If Heib and her minions constitute the vampires, it's time for us to head over the pond to meet Kiki, and so we do, watching les Fossoyeurs eating dinner, jamming in a local club and surviving vampire attacks without apparently noticing that they're even happening. I was never quite sure if the vampire girls with their corpse paint and transparent pursuit tactics are supposed to be invisible or not, but they're easily foiled through such timeless tactics as banana peels and farts. Then again, being French, Kiki's farts are probably lethal to vampires because of the garlic. Maybe all French vampires should emigrate to Kansas City instead. After a succession of scenes both legitimately or inexplicably in French, les Fossoyeurs hop Stateside for an American tour, grounded as the whole film is by the newsreading of a French DJ. French news is comprised half by coverage of 'the biggest band in Europe' surely about to break North America and half by the mysterious murders spreading across the continent.
What's clear thus far is that most of the people in the film can't act but that all of them are clearly having a blast making it. Also, just as Ed Wood cast non-actors who were fascinating people (psychics, wrestlers, horror hosts etc), Skidmore cast this film from the eccentrics and fascinating characters around him (and given that he's been a musician for decades, there are plenty of them). Some return from
The Legend of the Shoe Man like Wolf the Bounty Hunter (now Vampire Slayer) and John the Angry Plumber. Others show up at this point, like the Rev Dwight Frizzell or the bikers with flaming swords who arrive at the finalé. The key to getting into a Skidmore film appears to be the ability to do something either bizarre or unique, like walking across a kitchen floor on your hands to attack someone with your feet, or to actually be someone bizarre or unique, whether through size, shape or character. Then he can shoot you doing something cool and edit your respective footage together into something that vaguely resembles a story.

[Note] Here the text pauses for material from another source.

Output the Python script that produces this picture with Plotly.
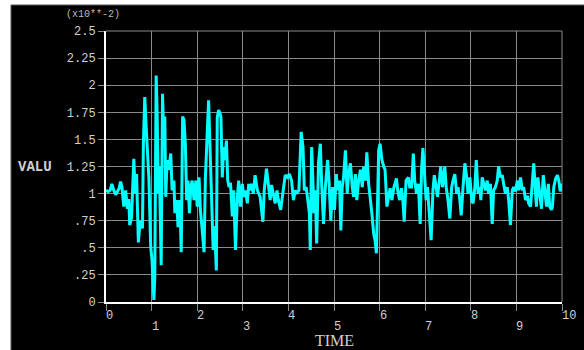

Most of these folk only have bit parts though, what might be fairly described as cameo appearances if a debut screen appearance could be called a cameo. The thrust of the narrative follows three set groups of characters. Two are represented in the title: Kiki and the French punks in les Fossoyeurs and the vampire queen and her minions. The third are not and they're later arrivals in the film but they do become just as prominent, in fact far more important to the film and its tone. The realisation that they're a parody of the Scooby Gang brings everything into focus and suddenly it all makes sense. Why was Betty reading in the bath, while Chrissy played with her bubbles? Why do the pair of them have a pillow fight and frolic on the bed for no apparent reason? Well, because they're really Velma and Daphne and who didn't grow up with that vision in mind whenever they watched
Scooby Doo? Now Tom and Stoney make sense. Now the twin for Wolf makes sense. Now the Reverend makes sense. Now it all makes sense!

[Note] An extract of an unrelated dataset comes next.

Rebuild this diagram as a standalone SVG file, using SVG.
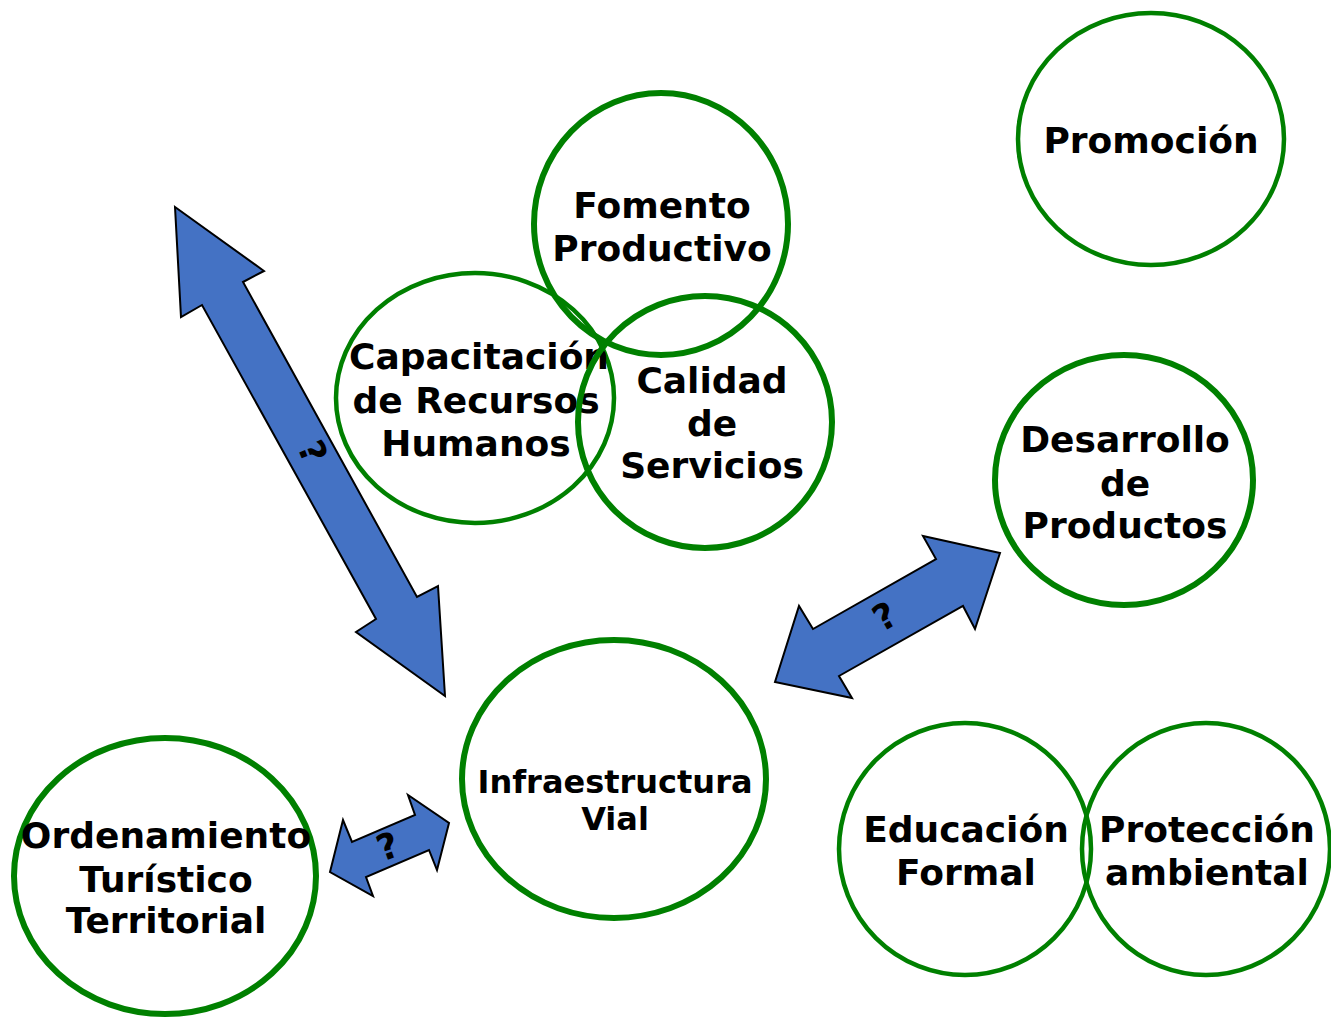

Daphne, I mean Chrissy, is the most prominent, as Chrissy Mountjoy is a tall drink of blonde water with a short purple dress and a lime green boa. She's acted before, generally in lesbian horror films like
Dream Witch and
Christine's Addiction, but surely her finest moment here is after the credits when we watch her try repeatedly to pronounce 'les Fossoyeurs' in the outtakes. Amber Lodge is much better as Velma, erm Betty, even though this is her debut on screen. Her fact filled Nosferatu monologue needed retakes but otherwise she was surprisingly strong as an actress. John Tomelleri appropriately gets little to do as Tom because, after all, Fred never did much in
Scooby Doo, right? However Shawn Mock doesn't get any more as Stoney, because Shaggy always needed Scooby and this film had no budget for an animatronic hound. Maybe that's why the vampires nabbed Chico, the old turnip farmer's dog. Like Lodge, neither Tomolleri nor Mock have acted before and their chance may come in the next Skidmore movie.
If the
Scooby Doo parody defines most of the tone of the film, at least some of it is phrased through old school slapstick instead. There was a lot of that in
Scooby Doo too, but here it seems to be separate from that side of the film so I wonder if it was just a separate influence. It's mostly apparent as vampires try to obtain Kiki for the vampire queen and in another apparently random picnic scene in the park. That has a pair of 1950s teenagers who clearly aren't teenagers any more, Boner living up to his name and wanting more than his Christian girlfriend wants to give up. The joke is that she's a rather buxom lass, innocently topless by the time the vampires show up, but they end up chasing after Boner instead. This is less like a
Scooby Doo gag and more like what Mack Sennett might have written, had he included bloodsuckers and boobs in his silent pictures. Given the lack of consistency of tone, this scene could even have been shot in black and white and with intertitles instead of sound and worked just as well.
And that inconsistency, more than anything else, is what's going to challenge potential audiences. Many people have no problem with bad acting, or Nicolas Cage wouldn't have a career, but they don't want to be challenged by the movies they watch, content instead to be drawn along by a smooth progression of inanity. This is far from smooth, so it'll challenge people. It's an English language film but its main stars only speak French and other characters do likewise. There are so many people in the film that nobody is ever really focused on, so we jump back and forth continually trying to figure out where we're going and eventually realise that the film is always in the moment not in the flow. The humour is often juvenile, as is appropriate with
Scooby Doo and slapstick comedy influences, but there are moments with full frontal nudity too, both male and female, often entirely out of the blue and for no apparent reason. And, it's a mere hour in length, including the music video in the middle and the outtakes at the end.
So there's frankly no way that
Kiki and the Vampires is ever going to go mainstream. You're not going to see this in your local multiplex or reviewed in your local newspaper. However, it really doesn't care as it's hardly what it's aiming for. It has to be said that as a filmmaker, Joey Skidmore is a damn good musician (and the film's insanely catchy theme tune opens up his excellent new album,
Joey Skidmore Now!). His editing and cinematography are hardly sophisticated and his writing is far from linear. He can't maintain a tone or a theme without wanting to throw something else in there for no better reason than it happens to be cool. I'm sure they'd kick him out of film school but, frankly, is there anything more punk than that? The people who don't hate this are going to love it because it's an unholy collage that plays out like the cinematic equivalent of a punk zine, with Skidmore, the editor with a passion, writing about all the cool things he's found, pasting in images of the sacred and the profane, xeroxing it at work and selling it at gigs for beer money. On that front, it's a cult film that will be watched over and over.